Per questo è decisivo ridurre la tensione, altrimenti l’interlocutore non sarà in grado di cogliere il valore delle alternative proposte; è quindi importante comprendere se l’emotività dell’altro sia parte della sua personalità, o viceversa innescata da fattori contingenti allo scenario in atto.

Secondo alcuni contributi di letteratura, è possibile distinguere gli interlocutori in tre categorie: i direttivi, gli espressivi e i conflittuali.
I direttivi sono individui assertivi e controllati, rapidi e focalizzati sul risultato. Per loro contano poco le passate esperienze, perché ciò che conta è che il lavoro sia fatto correttamente e in fretta.

Difficilmente sono portati all’ascolto, in genere perché ritengono di avere già ogni risposta. Con loro occorre grande pazienza, ma insieme la fermezza di mantenere la propria posizione, in modo professionale, evitando sempre l’ironia, che verrebbe letta come una mancanza di rispetto.

Gli espressivi amano invece il palcoscenico, ma faticano a mantenere la concentrazione; sono impulsivi e drammatici. Con loro occorre stabilire un contatto personale riconoscendo le loro emozioni. Per gli espressivi vedere riflesse le proprie emozioni significa essere capiti, ed essere riconosciuti è per loro importantissimo. A differenza dei direttivi, con gli espressivi l’umorismo e la battuta possono essere chiavi di apertura.

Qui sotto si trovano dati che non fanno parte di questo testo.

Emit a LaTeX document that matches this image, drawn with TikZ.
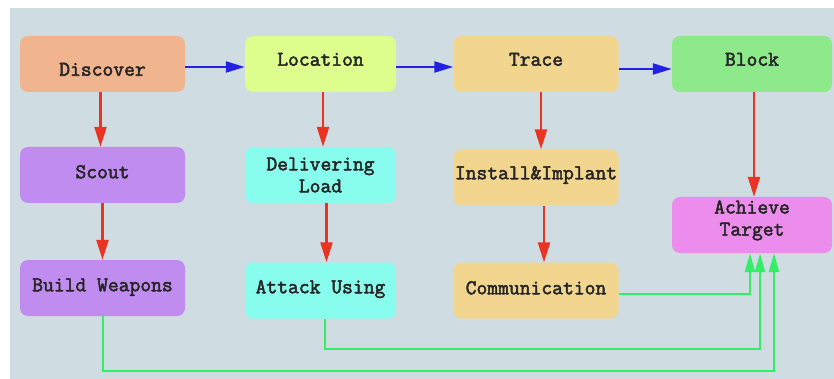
\documentclass[tikz,border=0pt]{standalone}
\usepackage{fontspec}
\newfontfamily\boxfont[FakeBold=2.4]{Latin Modern Mono}
\usetikzlibrary{arrows.meta}
\definecolor{bgc}{HTML}{CFDCE2}
\definecolor{cdisc}{HTML}{F0B48E}
\definecolor{cloc}{HTML}{DDFD8C}
\definecolor{ctrace}{HTML}{F2D690}
\definecolor{cblock}{HTML}{8EE98A}
\definecolor{cpurple}{HTML}{C08CF0}
\definecolor{caqua}{HTML}{88FDEE}
\definecolor{cpink}{HTML}{EC8CEC}
\definecolor{cblue}{HTML}{2222E0}
\definecolor{cred}{HTML}{EA3322}
\definecolor{cgreen}{HTML}{33EE66}
\tikzset{
  box/.style={rectangle, rounded corners=8pt, minimum width=165pt, minimum height=56pt,
    inner sep=1pt, align=center, font=\boxfont\fontsize{21}{22}\selectfont, text=black!85},
  tpos/.style={text height=14pt, text depth=#1},
  barrow/.style={draw=cblue, line width=2.2pt, -{Triangle[length=19pt,width=11pt]}},
  rarrow/.style={draw=cred, line width=2.4pt, -{Triangle[length=20pt,width=12pt]}},
  garrow/.style={draw=cgreen, line width=2.2pt, -{Triangle[length=19pt,width=10pt]}}
}
\begin{document}
\begin{tikzpicture}[x=1pt,y=-1pt]
\useasboundingbox (0,0) rectangle (834,379);
\fill[white] (0,0) rectangle (834,379);
\fill[bgc] (10,8) rectangle (834,379);
% row 1
\node[box, fill=cdisc, minimum width=165pt, text height=23.5pt, text depth=0pt] (disc) at (102.5,64) {Discover};
\node[box, fill=cloc, minimum width=151pt, tpos=10.5pt] (loc) at (320.5,64) {Location};
\node[box, fill=ctrace, minimum width=165pt, tpos=10.5pt] (trace) at (536,64) {Trace};
\node[box, fill=cblock, minimum width=160pt, tpos=10.5pt] (block) at (752,64) {Block};
% row 2
\node[box, fill=cpurple, minimum width=165pt, tpos=7.5pt] (scout) at (102.5,175) {Scout};
\node[box, fill=caqua, minimum width=151pt] (deliv) at (320.5,175) {Delivering\\Load};
\node[box, fill=ctrace, minimum width=165pt, tpos=10.5pt] (inst) at (536,177.5) {Install\&Implant};
\node[box, fill=cpink, minimum width=160pt] (target) at (752,225) {Achieve\\Target\rule[-14pt]{0pt}{1pt}};
% row 3
\node[box, fill=cpurple, minimum width=165pt, tpos=7.5pt] (build) at (102.5,288) {Build Weapons};
\node[box, fill=caqua, minimum width=151pt, tpos=8.5pt] (attack) at (320.5,290.5) {Attack Using};
\node[box, fill=ctrace, minimum width=165pt, tpos=6.5pt] (comm) at (536,290.5) {Communication};
% blue arrows
\draw[barrow] ([yshift=-3pt]disc.east) -- ([yshift=-3pt]loc.west);
\draw[barrow] ([yshift=-3pt]loc.east) -- ([yshift=-3pt]trace.west);
\draw[barrow] ([yshift=-5pt]trace.east) -- ([yshift=-5pt]block.west);
% red arrows
\draw[rarrow] ([xshift=-2pt]disc.south) -- ([xshift=-2pt]scout.north);
\draw[rarrow] ([xshift=2.5pt]loc.south) -- ([xshift=2.5pt]deliv.north);
\draw[rarrow] ([xshift=5pt]trace.south) -- ([xshift=5pt]inst.north);
\draw[rarrow] ([xshift=2pt]block.south) -- ([xshift=2pt]target.north);
\draw[rarrow] (scout.south) -- (build.north);
\draw[rarrow] ([xshift=6pt]deliv.south) -- ([xshift=6pt]attack.north);
\draw[rarrow] ([xshift=8pt]inst.south) -- ([xshift=8pt]comm.north);
% green arrows
\draw[garrow] ([yshift=-3.5pt]comm.east) -| ([xshift=-2pt]target.south);
\draw[garrow] ([xshift=4.5pt]attack.south) |- ++(0,30) -| ([xshift=8pt]target.south);
\draw[garrow] ([xshift=0.5pt]build.south) |- ++(0,55) -| ([xshift=22pt]target.south);
\end{tikzpicture}
\end{document}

Infine ci sono i soggetti conflittuali.
Il soggetto conflittuale in crisi risponde con il suo cervello destro, con la parte emotion-drived e action-oriented, con la parte della risposta flight, fight, freeze.
Per il conflittuale le cose sono bianche o nere, le emozioni non integrate, attribuisce agli altri le colpe dei suoi insuccessi e non raramente è preda di momenti di aggressività.
Nel gestirli occorre evitare ammonimenti e consigli. Tenderebbero a interpretarli come irrispettosi e critici; sono anche da evitare le scuse. Nel suo mondo bianco o nero, ammettere un errore significa che l’altro sbaglia sempre.

Con loro occorre essere empatici e adottare le tecniche dell’ascolto attivo; quanto alla comunicazione, in ogni momento di particolare difficoltà, deve essere fatta di frasi brevi, informative, amichevoli e ferme.